Records to process:
>> start
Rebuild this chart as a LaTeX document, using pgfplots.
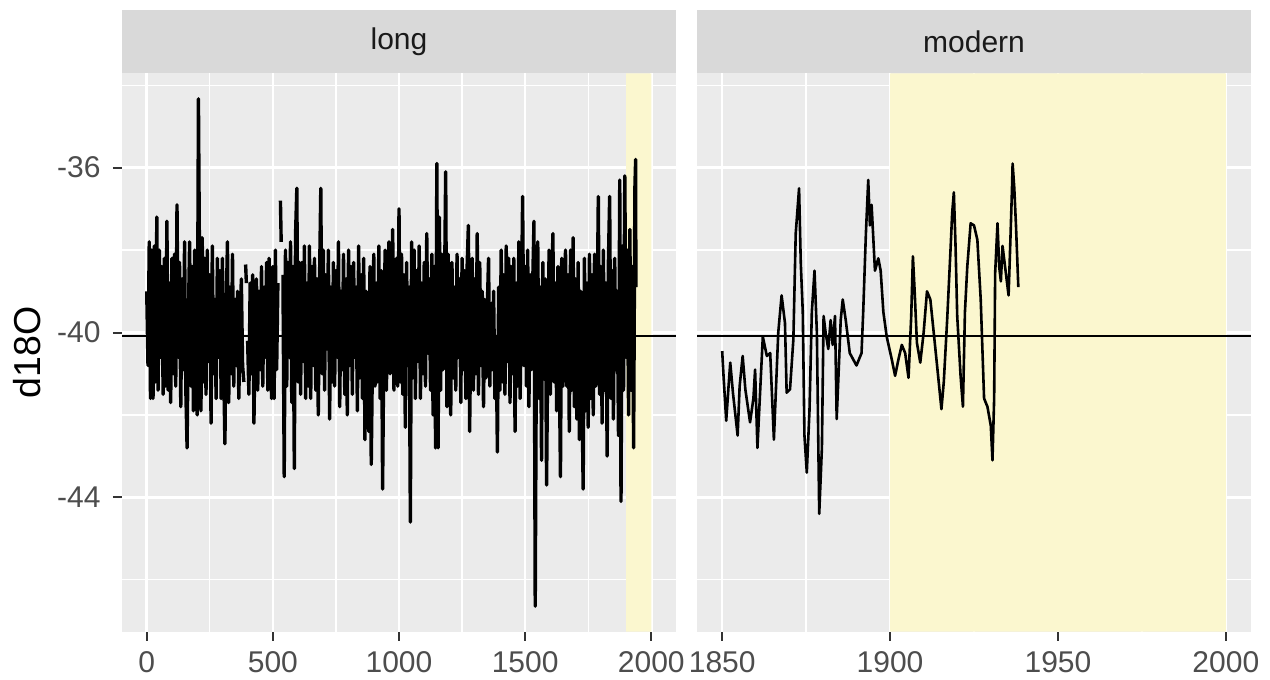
>> end
>> start
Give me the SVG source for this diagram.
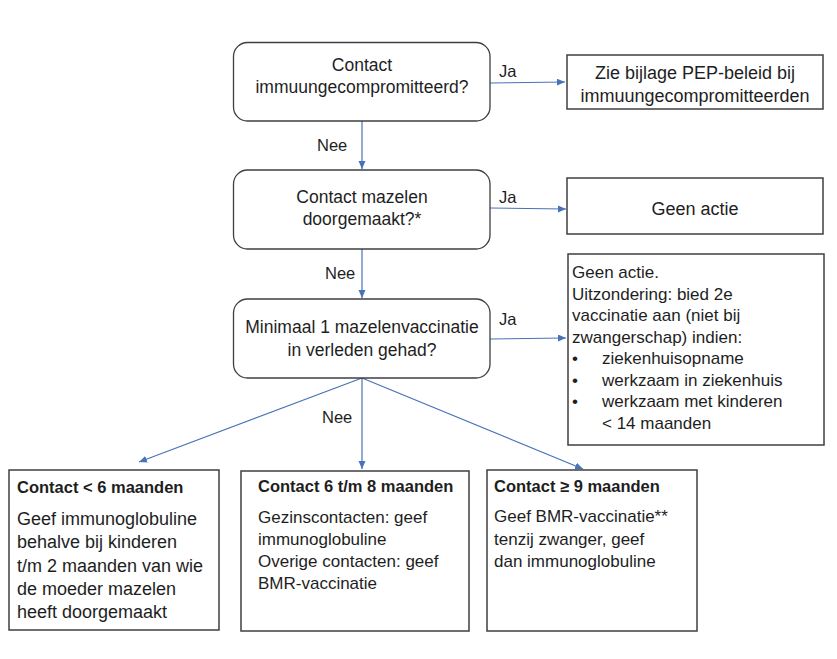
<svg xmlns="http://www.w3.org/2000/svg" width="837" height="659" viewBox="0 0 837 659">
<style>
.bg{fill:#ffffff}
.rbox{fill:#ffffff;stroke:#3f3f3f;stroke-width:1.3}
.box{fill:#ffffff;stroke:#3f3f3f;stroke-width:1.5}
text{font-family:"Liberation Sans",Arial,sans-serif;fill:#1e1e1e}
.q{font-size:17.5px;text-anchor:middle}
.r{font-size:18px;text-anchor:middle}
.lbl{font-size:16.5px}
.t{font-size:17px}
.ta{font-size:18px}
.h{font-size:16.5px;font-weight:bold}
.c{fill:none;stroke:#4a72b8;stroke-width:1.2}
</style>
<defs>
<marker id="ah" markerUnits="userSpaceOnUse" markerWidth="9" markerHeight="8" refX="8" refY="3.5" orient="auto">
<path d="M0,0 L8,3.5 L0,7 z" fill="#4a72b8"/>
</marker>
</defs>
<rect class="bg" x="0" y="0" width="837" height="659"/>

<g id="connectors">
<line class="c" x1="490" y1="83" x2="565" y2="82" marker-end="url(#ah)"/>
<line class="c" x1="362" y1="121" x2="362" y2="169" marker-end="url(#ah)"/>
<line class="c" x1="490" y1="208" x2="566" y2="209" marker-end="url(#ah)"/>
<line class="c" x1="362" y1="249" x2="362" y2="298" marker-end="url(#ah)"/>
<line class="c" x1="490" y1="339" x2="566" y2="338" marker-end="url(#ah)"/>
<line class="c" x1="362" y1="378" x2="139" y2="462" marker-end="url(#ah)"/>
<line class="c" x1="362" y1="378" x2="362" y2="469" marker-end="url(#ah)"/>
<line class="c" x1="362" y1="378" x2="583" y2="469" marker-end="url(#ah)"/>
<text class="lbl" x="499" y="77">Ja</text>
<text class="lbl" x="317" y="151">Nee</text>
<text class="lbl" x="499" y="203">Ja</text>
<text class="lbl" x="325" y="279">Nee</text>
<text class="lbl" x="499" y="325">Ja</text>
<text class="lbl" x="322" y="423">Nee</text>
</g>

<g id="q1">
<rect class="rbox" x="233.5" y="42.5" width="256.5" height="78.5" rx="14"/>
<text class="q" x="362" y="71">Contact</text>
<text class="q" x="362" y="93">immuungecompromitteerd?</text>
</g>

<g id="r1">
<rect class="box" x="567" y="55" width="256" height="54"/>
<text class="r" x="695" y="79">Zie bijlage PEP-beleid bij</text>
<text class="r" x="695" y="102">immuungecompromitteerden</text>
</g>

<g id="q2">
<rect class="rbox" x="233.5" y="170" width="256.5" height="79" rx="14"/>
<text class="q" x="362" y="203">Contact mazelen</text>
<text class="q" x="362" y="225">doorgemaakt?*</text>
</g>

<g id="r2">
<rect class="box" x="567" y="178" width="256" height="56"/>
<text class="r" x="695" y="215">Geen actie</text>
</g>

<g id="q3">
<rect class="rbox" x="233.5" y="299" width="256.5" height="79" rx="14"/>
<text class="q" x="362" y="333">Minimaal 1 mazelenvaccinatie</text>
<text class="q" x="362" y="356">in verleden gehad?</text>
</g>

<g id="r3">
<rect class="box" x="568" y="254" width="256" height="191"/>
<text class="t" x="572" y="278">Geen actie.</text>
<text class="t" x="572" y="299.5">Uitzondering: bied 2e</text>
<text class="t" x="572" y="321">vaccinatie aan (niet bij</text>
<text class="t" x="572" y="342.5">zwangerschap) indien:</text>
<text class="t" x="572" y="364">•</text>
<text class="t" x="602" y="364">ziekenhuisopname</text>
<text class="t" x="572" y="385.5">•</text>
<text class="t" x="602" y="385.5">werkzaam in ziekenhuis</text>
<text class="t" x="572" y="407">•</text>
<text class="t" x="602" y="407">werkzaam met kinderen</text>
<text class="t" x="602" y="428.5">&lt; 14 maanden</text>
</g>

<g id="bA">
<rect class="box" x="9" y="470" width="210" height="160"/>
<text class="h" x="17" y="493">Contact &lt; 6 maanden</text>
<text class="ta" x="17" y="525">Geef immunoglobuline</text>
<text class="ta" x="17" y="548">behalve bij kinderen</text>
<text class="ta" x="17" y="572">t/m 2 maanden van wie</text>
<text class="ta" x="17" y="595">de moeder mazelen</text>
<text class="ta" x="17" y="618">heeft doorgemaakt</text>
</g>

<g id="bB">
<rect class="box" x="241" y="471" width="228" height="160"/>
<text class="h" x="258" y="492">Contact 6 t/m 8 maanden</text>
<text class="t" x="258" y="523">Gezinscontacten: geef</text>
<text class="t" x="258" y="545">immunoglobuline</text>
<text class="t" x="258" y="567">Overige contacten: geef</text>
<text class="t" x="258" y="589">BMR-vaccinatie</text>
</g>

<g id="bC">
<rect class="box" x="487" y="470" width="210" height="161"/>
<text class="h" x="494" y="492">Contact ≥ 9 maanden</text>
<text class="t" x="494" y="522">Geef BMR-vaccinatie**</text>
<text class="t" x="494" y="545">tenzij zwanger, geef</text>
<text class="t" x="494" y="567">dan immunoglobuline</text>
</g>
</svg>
>> end
The request: Each line of the material that holds the string "this" counts once; give the total alone.

Correct output: 2